The commuter bus, a private initiative spearheaded by a pro-Stalin blogger, is to run through Saint Petersburg's historic centre as Russia prepares to commemorate the 65th anniversary of the defeat of Nazi Germany on May 9.

"The bus decorated with the portrait of Stalin... left on route 187, which notably passes through Nevsky Prospect," said a spokeswoman for the Passenger Transit Network, a private bus company in the city.

Lined with palaces and cathedrals, Nevsky Prospect is a major thoroughfare of Saint Petersburg, Russia's former imperial capital.

However, later in the day the bus was attacked by unidentified individuals who completely painted over the portrait, the Interfax news agency reported.

"Vandals and so-called freedom fighters spoiled the bus, painting it over," Viktor Loginov, who initiated the portrait's placement on the bus, complained.

"The bus will be washed and tomorrow it will hit the road with the same picture," he vowed.

Loginov, a young Russian blogger, raised around 1,000 euros (1,300 dollars) from various donors to pay for the bus to cruise the streets with a picture of the mustachioed Soviet tyrant for two weeks.

"We are not trying to whitewash Stalin or to clear his name of the crimes attributed to him, imaginary or real; we are just trying to underscore his critical role in our shared Victory," Loginov wrote in his blog.

Critics have condemned the bus project for glorifying a dictator who was responsible for the deaths of millions of people in the notorious Gulag prison camps and in the forced collectivisation of agriculture.

"This is an insult to those people whose loved ones died in Stalinist repressions," Maxim Reznik, head of the Saint Petersburg branch of the liberal Yabloko party, told AFP.
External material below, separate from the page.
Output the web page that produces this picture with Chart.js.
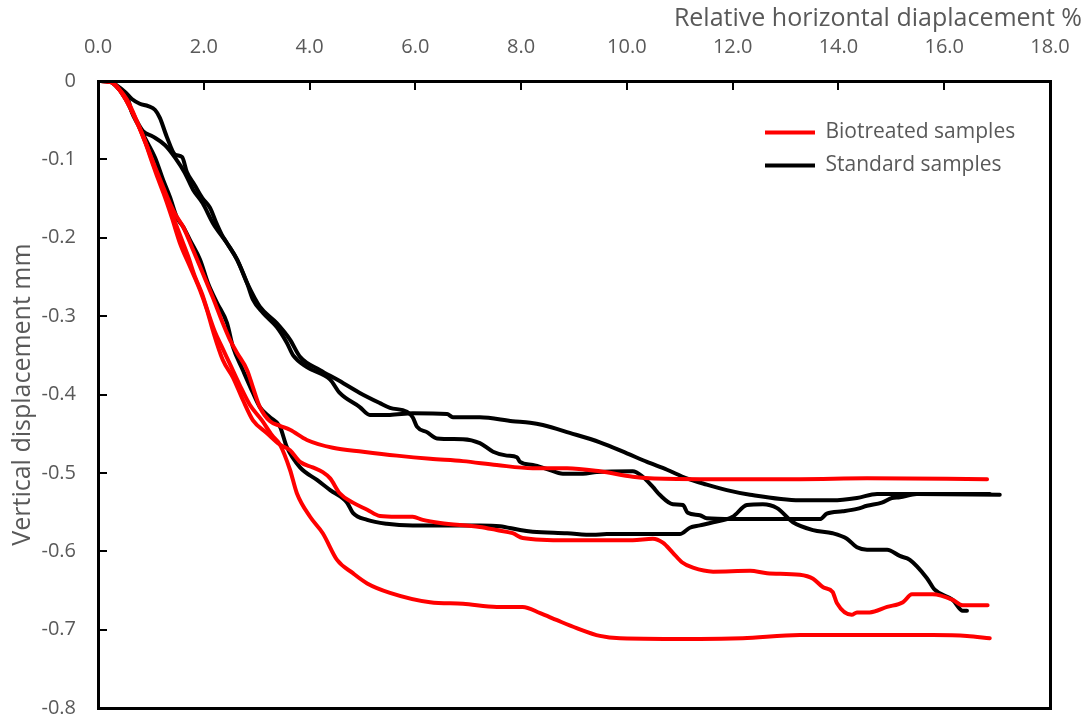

In April the Memorial human rights group sent a letter to Saint Petersburg governor Valentina Matviyenko asking her to stop the bus project, calling Stalin "one of the most terrible criminals of the 20th century."

Despite the brutality of Stalin's rule, many Russians admire him for his role in the victory over Nazi Germany in 1945. Stalin ruled the Soviet Union for nearly three decades until his death in 1953.